Today’s task was to download New York snow plow data but it was us that got plowed.

 

We were advised to download the data and upload it to Exasol, a columnar storage database which is super fast in Tableau for large data sets. Given that the plow data set is over 250M records this seemed like a smart solution.

The problem was that the data on New York City streets was as a spatial file, great for tableau to plot streets on a map, but unable to be uploaded to Alteryx.

Our solution was to upload the plow data to exasol, access it in Tableau and join it to the spatial data there. This was not a good solution. Joining a local file to an Exasol database file is essentially as slow as having those 253M records locally.

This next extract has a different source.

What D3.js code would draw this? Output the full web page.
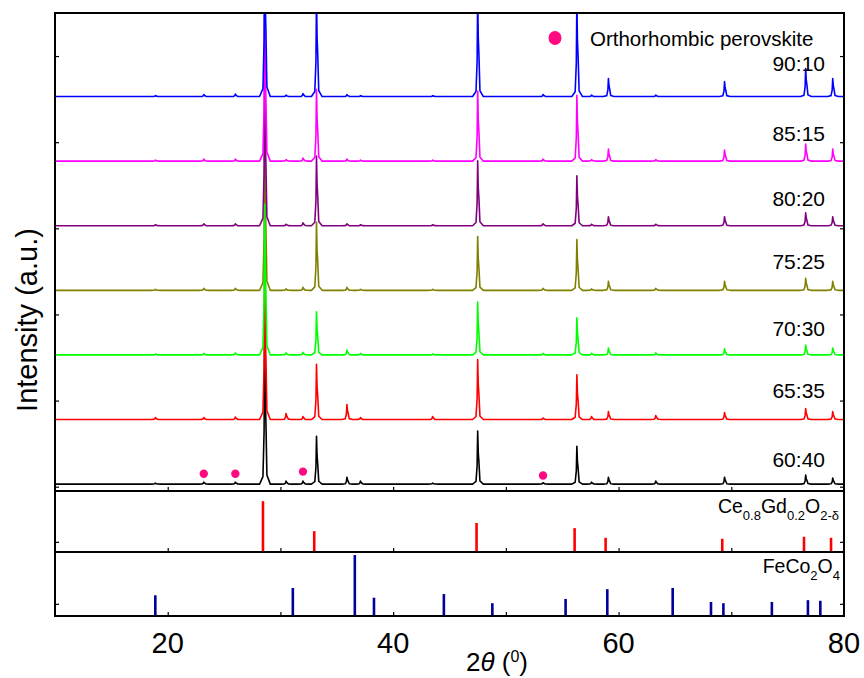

My next solution was to upload an edited version of the spatial file, excluding the spatial elements and just including the zip codes. This worked relatively quickly and joined very nicely in Tableau, but was Tableau aggregated the zip codes into large areas, slightly smaller than Boroughs, which eliminated some of the finer details of the street by street plowing data.

The last option we came up with was to access the Exasol data in Tableau, create a datasource filter (filtering down to one or two days) and then to create an extract.

 

Given the fact that the datasource only takes about 4-5 minutes to load in Alteryx, we probably could have done the entire data preparation in Alteryx, and filtered the data down to our desired date range relatively easily.

In summary, Andy 1: DS11 0: Exasol 0